Gibt es eigentlich noch Abenteuer?
Abenteuer war immer das, was nicht geklappt hat. Wird es die in einer Welt, wo die Lösung nur einen “Tap” weit weg ist, überhaupt noch geben? Gibt es noch etwas zu entdecken, das noch keinen #Hashtag kennt?
Er hat’s getan. Ist mit zwanzig losgezogen, mit 200 Franken in der Tasche, und mit einem Frachter nach Asien gefahren. Damals, als man die Reise auf dem Containerschiff noch nicht per Klick buchen konnte, sondern an einem Hafen mit Matrosen anbandelte.
Er konnte fast kein Englisch, aber egal, das konnte damals in Laos auch noch keiner. Peter, er war einer der ersten, er hat sich getraut. Die Bibel der Abenteurer, den “Lonely Planet”, gab es erst vier Jahre später – er entdeckte seine Welt auf eigene Faust.
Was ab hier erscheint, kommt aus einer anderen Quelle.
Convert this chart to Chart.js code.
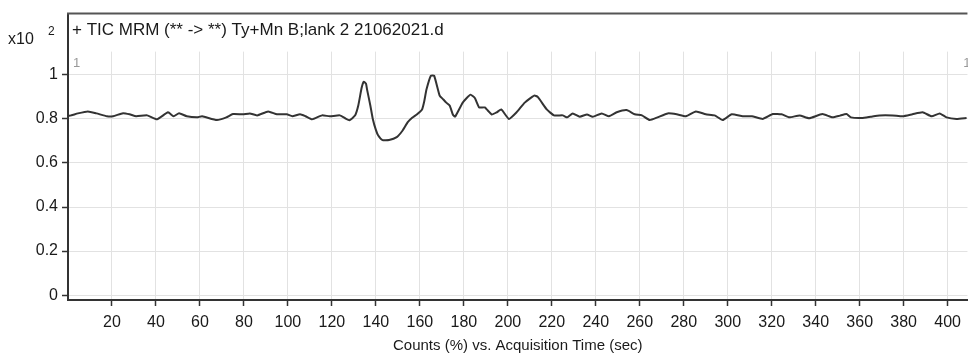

Sah vieles nicht, weil er nicht davon erfuhr, sah anderes, weil er die Zeit dafür hatte.
Alle paar Monate eine Postkarte an die Eltern, wie es ihm dazwischen erging – sie konnten es nur ahnen.
Caipirinha in den Adern und Milch auf der Haut
Mit zwanzig zog auch ich los. Brasilien, mit dem Rucksack, dem “Rough Guide” und Durchfalltabletten im Gepäck. Wir hangelten uns von Backpackerhostel zum nächsten, tauschten die ewig gleichen Floskeln aus “where are you from?” und übertrumpften uns mit Monaten: “How long are you traveling for?”.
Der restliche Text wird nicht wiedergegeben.